-- begin EXERCISE MATERIAL --

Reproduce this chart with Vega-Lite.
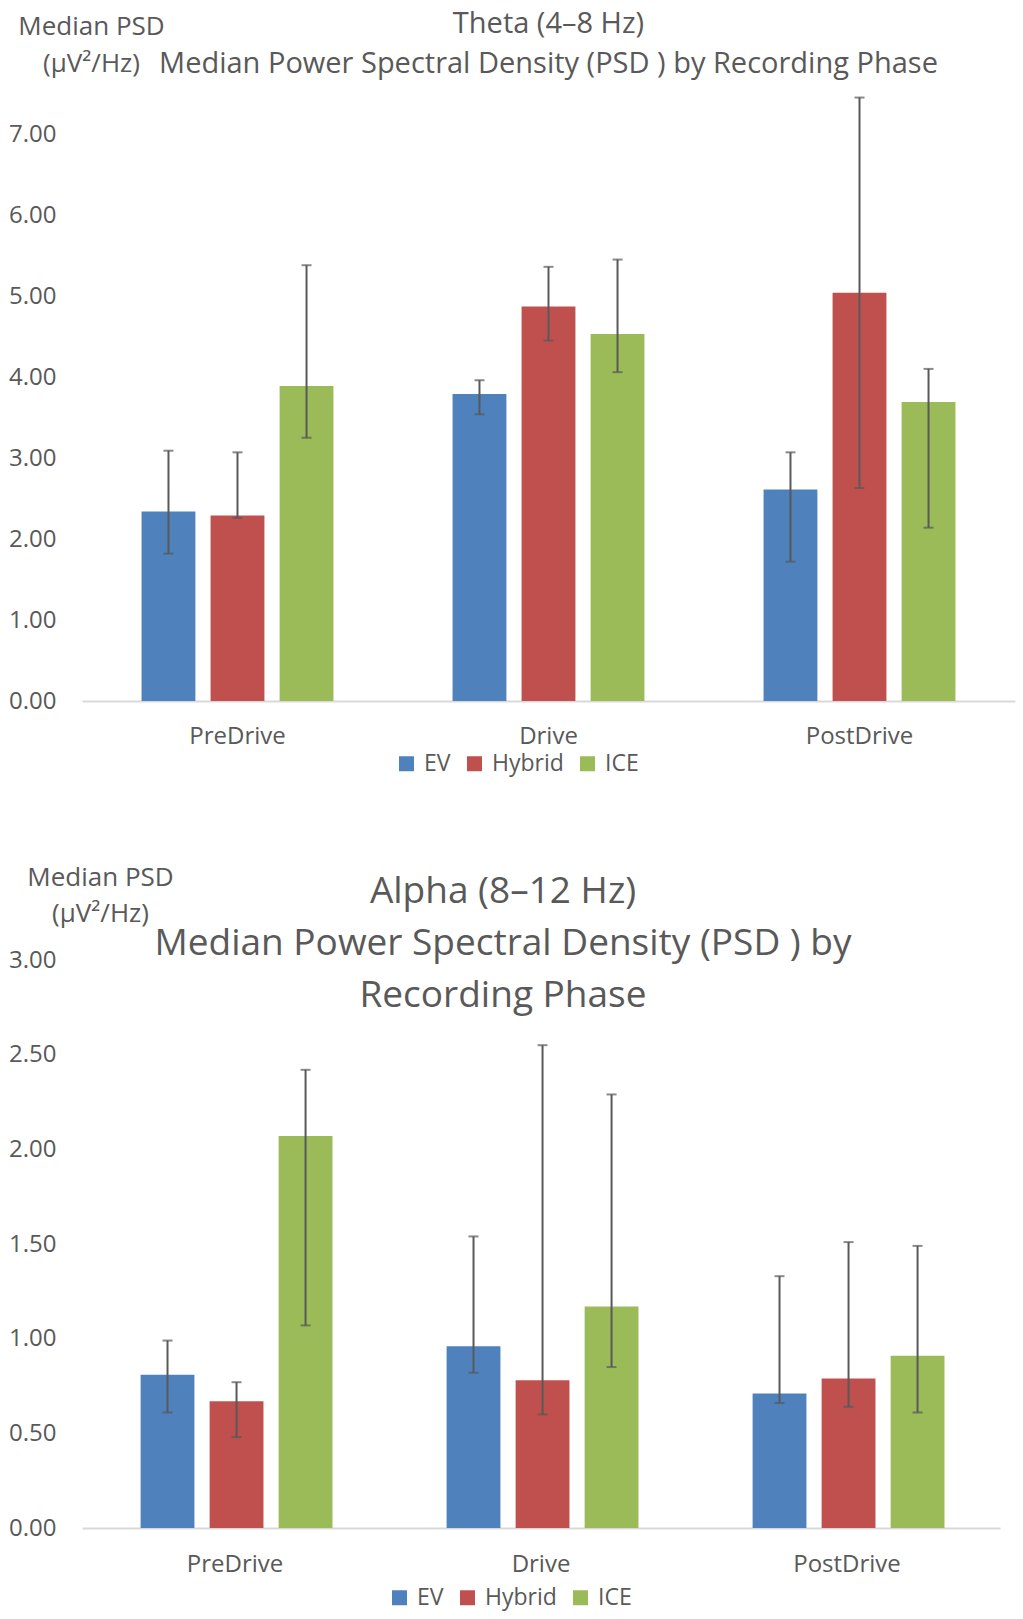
{
  "$schema": "https://vega.github.io/schema/vega-lite/v6.json",
  "background": "white",
  "padding": {"left": 8, "top": 10, "right": 5, "bottom": 3},
  "config": {
    "view": {"stroke": null},
    "font": "Open Sans",
    "axis": {"labelFont": "Open Sans", "titleFont": "Open Sans", "labelColor": "#595959", "titleColor": "#595959", "grid": false, "ticks": false},
    "title": {"font": "Open Sans", "color": "#595959", "fontWeight": "normal", "anchor": "middle", "frame": "group"},
    "legend": {"labelFont": "Open Sans", "labelColor": "#595959"}
  },
  "datasets": {
    "theta": [
      {"phase": "PreDrive", "type": "EV", "median": 2.34, "lo": 1.82, "hi": 3.09},
      {"phase": "PreDrive", "type": "Hybrid", "median": 2.29, "lo": 2.26, "hi": 3.07},
      {"phase": "PreDrive", "type": "ICE", "median": 3.89, "lo": 3.25, "hi": 5.38},
      {"phase": "Drive", "type": "EV", "median": 3.79, "lo": 3.54, "hi": 3.96},
      {"phase": "Drive", "type": "Hybrid", "median": 4.87, "lo": 4.45, "hi": 5.36},
      {"phase": "Drive", "type": "ICE", "median": 4.53, "lo": 4.06, "hi": 5.45},
      {"phase": "PostDrive", "type": "EV", "median": 2.61, "lo": 1.72, "hi": 3.07},
      {"phase": "PostDrive", "type": "Hybrid", "median": 5.04, "lo": 2.63, "hi": 7.45},
      {"phase": "PostDrive", "type": "ICE", "median": 3.69, "lo": 2.14, "hi": 4.10}
    ],
    "alpha": [
      {"phase": "PreDrive", "type": "EV", "median": 0.81, "lo": 0.61, "hi": 0.99},
      {"phase": "PreDrive", "type": "Hybrid", "median": 0.67, "lo": 0.48, "hi": 0.77},
      {"phase": "PreDrive", "type": "ICE", "median": 2.07, "lo": 1.07, "hi": 2.42},
      {"phase": "Drive", "type": "EV", "median": 0.96, "lo": 0.82, "hi": 1.54},
      {"phase": "Drive", "type": "Hybrid", "median": 0.78, "lo": 0.60, "hi": 2.55},
      {"phase": "Drive", "type": "ICE", "median": 1.17, "lo": 0.85, "hi": 2.29},
      {"phase": "PostDrive", "type": "EV", "median": 0.71, "lo": 0.66, "hi": 1.33},
      {"phase": "PostDrive", "type": "Hybrid", "median": 0.79, "lo": 0.64, "hi": 1.51},
      {"phase": "PostDrive", "type": "ICE", "median": 0.91, "lo": 0.61, "hi": 1.49}
    ]
  },
  "resolve": {"scale": {"color": "independent"}, "legend": {"color": "independent"}},
  "spacing": 88,
  "vconcat": [
    {
      "data": {"name": "theta"},
      "width": 933,
      "height": 648,
      "title": {
        "text": ["Theta (4–8 Hz)", "Median Power Spectral Density (PSD ) by Recording Phase"],
        "fontSize": 29,
        "lineHeight": 40,
        "offset": -66
      },
      "encoding": {
        "x": {
          "field": "phase", "type": "nominal", "sort": ["PreDrive", "Drive", "PostDrive"],
          "scale": {"paddingInner": 0.383, "paddingOuter": 0.1915},
          "axis": {"title": null, "labelAngle": 0, "labelFontSize": 24, "labelPadding": 23, "domainColor": "#d9d9d9", "domainWidth": 2}
        },
        "xOffset": {"field": "type", "type": "nominal", "sort": ["EV", "Hybrid", "ICE"], "scale": {"paddingInner": 0.22, "paddingOuter": 0}}
      },
      "layer": [
        {
          "mark": {"type": "bar"},
          "encoding": {
            "y": {
              "field": "median", "type": "quantitative",
              "scale": {"domain": [0, 8], "nice": false},
              "axis": {
                "values": [0, 1, 2, 3, 4, 5, 6, 7], "format": ".2f", "labelFontSize": 24, "labelPadding": 26, "domain": false,
                "title": ["Median PSD", "(µV²/Hz)"], "titleAngle": 0, "titleAlign": "center", "titleBaseline": "top",
                "titleFontSize": 26, "titleFontWeight": "normal", "titleLineHeight": 37, "titleX": 9, "titleY": -40
              }
            },
            "color": {
              "field": "type", "type": "nominal", "sort": ["EV", "Hybrid", "ICE"],
              "scale": {"domain": ["EV", "Hybrid", "ICE"], "range": ["#4F81BD", "#C0504D", "#9BBB59"]},
              "legend": {
                "orient": "none", "legendX": 313, "legendY": 699, "direction": "horizontal", "title": null,
                "symbolType": "square", "symbolSize": 225, "symbolStrokeWidth": 0, "labelFontSize": 23, "columnPadding": 12, "labelOffset": 6
              }
            }
          }
        },
        {
          "mark": {"type": "rule", "color": "#595959", "strokeWidth": 2},
          "encoding": {"y": {"field": "lo", "type": "quantitative"}, "y2": {"field": "hi"}}
        },
        {
          "mark": {"type": "tick", "color": "#595959", "size": 10, "thickness": 2},
          "encoding": {"y": {"field": "lo", "type": "quantitative"}}
        },
        {
          "mark": {"type": "tick", "color": "#595959", "size": 10, "thickness": 2},
          "encoding": {"y": {"field": "hi", "type": "quantitative"}}
        }
      ]
    },
    {
      "data": {"name": "alpha"},
      "width": 918,
      "height": 568,
      "title": {
        "text": ["Alpha (8–12 Hz)", "Median Power Spectral Density (PSD ) by", "Recording Phase"],
        "fontSize": 37,
        "lineHeight": 52,
        "offset": -151,
        "dx": -38
      },
      "encoding": {
        "x": {
          "field": "phase", "type": "nominal", "sort": ["PreDrive", "Drive", "PostDrive"],
          "scale": {"paddingInner": 0.383, "paddingOuter": 0.1915},
          "axis": {"title": null, "labelAngle": 0, "labelFontSize": 24, "labelPadding": 24, "domainColor": "#d9d9d9", "domainWidth": 2}
        },
        "xOffset": {"field": "type", "type": "nominal", "sort": ["EV", "Hybrid", "ICE"], "scale": {"paddingInner": 0.22, "paddingOuter": 0}}
      },
      "layer": [
        {
          "mark": {"type": "bar"},
          "encoding": {
            "y": {
              "field": "median", "type": "quantitative",
              "scale": {"domain": [0, 3], "nice": false},
              "axis": {
                "values": [0, 0.5, 1, 1.5, 2, 2.5, 3], "format": ".2f", "labelFontSize": 24, "labelPadding": 26, "domain": false,
                "title": ["Median PSD", "(µV²/Hz)"], "titleAngle": 0, "titleAlign": "center", "titleBaseline": "top",
                "titleFontSize": 26, "titleFontWeight": "normal", "titleLineHeight": 36, "titleX": 18, "titleY": -96
              }
            },
            "color": {
              "field": "type", "type": "nominal", "sort": ["EV", "Hybrid", "ICE"],
              "scale": {"domain": ["EV", "Hybrid", "ICE"], "range": ["#4F81BD", "#C0504D", "#9BBB59"]},
              "legend": {
                "orient": "none", "legendX": 306, "legendY": 626, "direction": "horizontal", "title": null,
                "symbolType": "square", "symbolSize": 225, "symbolStrokeWidth": 0, "labelFontSize": 23, "columnPadding": 12, "labelOffset": 6
              }
            }
          }
        },
        {
          "mark": {"type": "rule", "color": "#595959", "strokeWidth": 2},
          "encoding": {"y": {"field": "lo", "type": "quantitative"}, "y2": {"field": "hi"}}
        },
        {
          "mark": {"type": "tick", "color": "#595959", "size": 10, "thickness": 2},
          "encoding": {"y": {"field": "lo", "type": "quantitative"}}
        },
        {
          "mark": {"type": "tick", "color": "#595959", "size": 10, "thickness": 2},
          "encoding": {"y": {"field": "hi", "type": "quantitative"}}
        }
      ]
    }
  ]
}
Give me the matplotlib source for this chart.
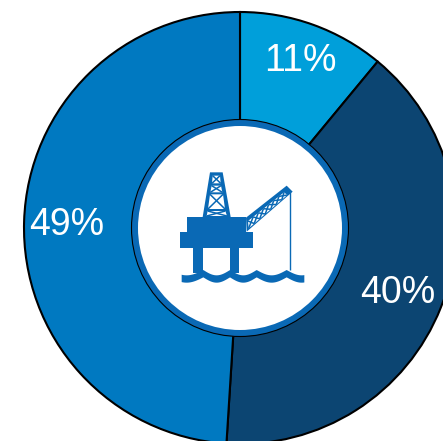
import numpy as np
import matplotlib
matplotlib.use("Agg")
import matplotlib.pyplot as plt
from matplotlib.patches import Circle, Polygon

plt.rcParams['font.family'] = ['Liberation Sans', 'DejaVu Sans']

categories = ["A", "B", "C"]
values = [11, 40, 49]
colors = ["#009FDA", "#0C4572", "#0079C1"]
labels = ["11%", "40%", "49%"]

W, H = 443, 441
fig = plt.figure(figsize=(W / 100, H / 100), dpi=100)
ax = fig.add_axes([0, 0, 1, 1])

cx, cy, R = 240, H - 228, 216
ax.pie(values, colors=colors, startangle=90, counterclock=False,
       center=(cx, cy), radius=R, frame=True,
       wedgeprops=dict(edgecolor="black", linewidth=1.5))
ax.set_aspect("equal")
ax.set_xlim(0, W)
ax.set_ylim(0, H)
ax.axis("off")

ax.add_patch(Circle((cx, cy), 108.5, fc="#0A69B5", ec="black", lw=0.8, zorder=3))
ax.add_patch(Circle((cx, cy), 102, fc="white", ec="none", zorder=4))

for (x, y), t in zip([(300.5, 61), (398, 293), (66.5, 225)], labels):
    ax.text(x, H - y, t, color="white", fontsize=27, ha="center", va="center", zorder=5)

BLUE = "#0A69B5"
def P(x, y):
    return 130 + x / 3, H - (115 + y / 3)
def poly(pts, fc=BLUE):
    ax.add_patch(Polygon([P(*p) for p in pts], closed=True, fc=fc, ec="none", zorder=6))
def line(a, b, c=BLUE, lw=1.0):
    (x0, y0), (x1, y1) = P(*a), P(*b)
    ax.plot([x0, x1], [y0, y1], color=c, lw=lw, zorder=7, solid_capstyle="butt")

# derrick
poly([(240, 172), (278, 172), (302, 306), (218, 306)])
for lv in [((248, 182), (270, 182), (272, 205), (246, 205)),
           ((245, 212), (273, 212), (277, 232), (241, 232)),
           ((240, 238), (279, 238), (285, 282), (234, 282)),
           ((233, 288), (286, 288), (291, 303), (230, 303))]:
    poly(lv, "white")
    line(lv[0], lv[2], BLUE, 1.1)
    line(lv[1], lv[3], BLUE, 1.1)
# deck and legs
poly([(172, 306), (348, 306), (348, 352), (368, 352), (368, 398), (150, 398), (150, 352), (172, 352)])
poly([(190, 398), (218, 398), (218, 475), (190, 475)])
poly([(300, 398), (328, 398), (328, 475), (300, 475)])
# crane
poly([(348, 308), (470, 212), (488, 230), (350, 350)])
a0, a1 = np.array((354, 318)), np.array((462, 232))
b0, b1 = np.array((356, 340)), np.array((472, 240))
poly([a0, a1, b1, b0], "white")
n = 7
for i in range(n):
    f0, f1 = i / n, (i + 1) / n
    line(a0 + (a1 - a0) * f0, b0 + (b1 - b0) * f1, BLUE, 1.1)
    line(a0 + (a1 - a0) * f1, b0 + (b1 - b0) * f0, BLUE, 1.1)
line((479, 228), (479, 465), BLUE, 1.0)
# water
crests = np.array([120, 220, 300, 380, 470, 560])
xs = np.linspace(155, 523, 160)
idx = np.clip(np.searchsorted(crests, xs) - 1, 0, len(crests) - 2)
t = (xs - crests[idx]) / (crests[idx + 1] - crests[idx])
top = 465 + 16 * np.sin(np.pi * t)
bottom = top + 22
poly(list(zip(xs, top)) + list(zip(xs[::-1], bottom[::-1])))

fig.savefig("out.png", dpi=100)
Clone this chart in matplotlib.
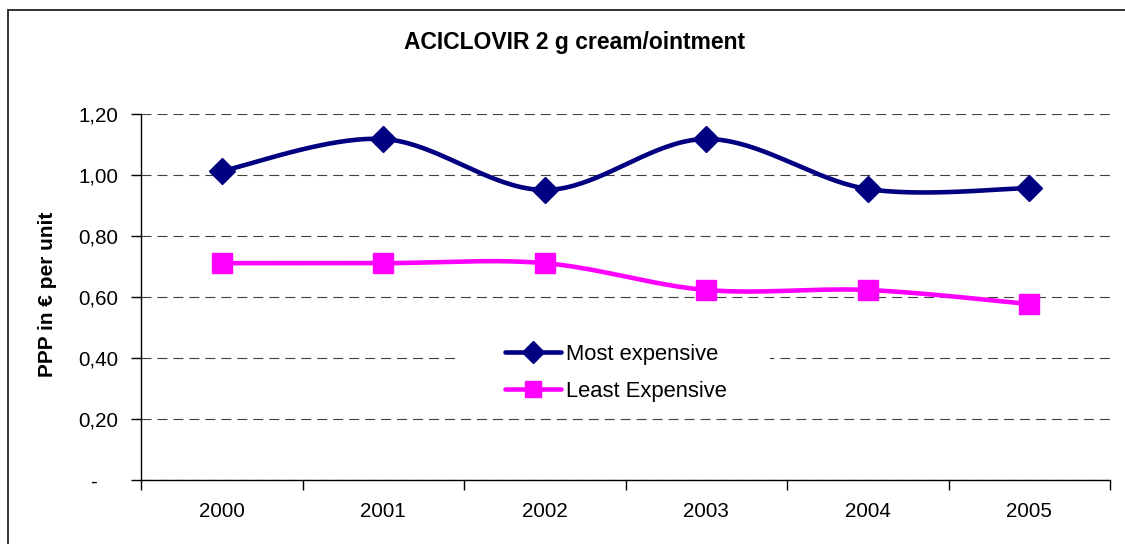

-- end EXERCISE MATERIAL --

▶ **GIVEN EXERCISE**:
Skip all pictures. Retype exactly the span whose first line is the one with "Give me the matplotlib source for this chart." and whose last line is the one with "plt.rcParams['font.family'] = ['Liberation".

▶ **SOLVED EXERCISE**:
Give me the matplotlib source for this chart.
import numpy as np
import matplotlib
matplotlib.use("Agg")
import matplotlib.pyplot as plt
from matplotlib.patches import Circle, Polygon

plt.rcParams['font.family'] = ['Liberation Sans', 'DejaVu Sans']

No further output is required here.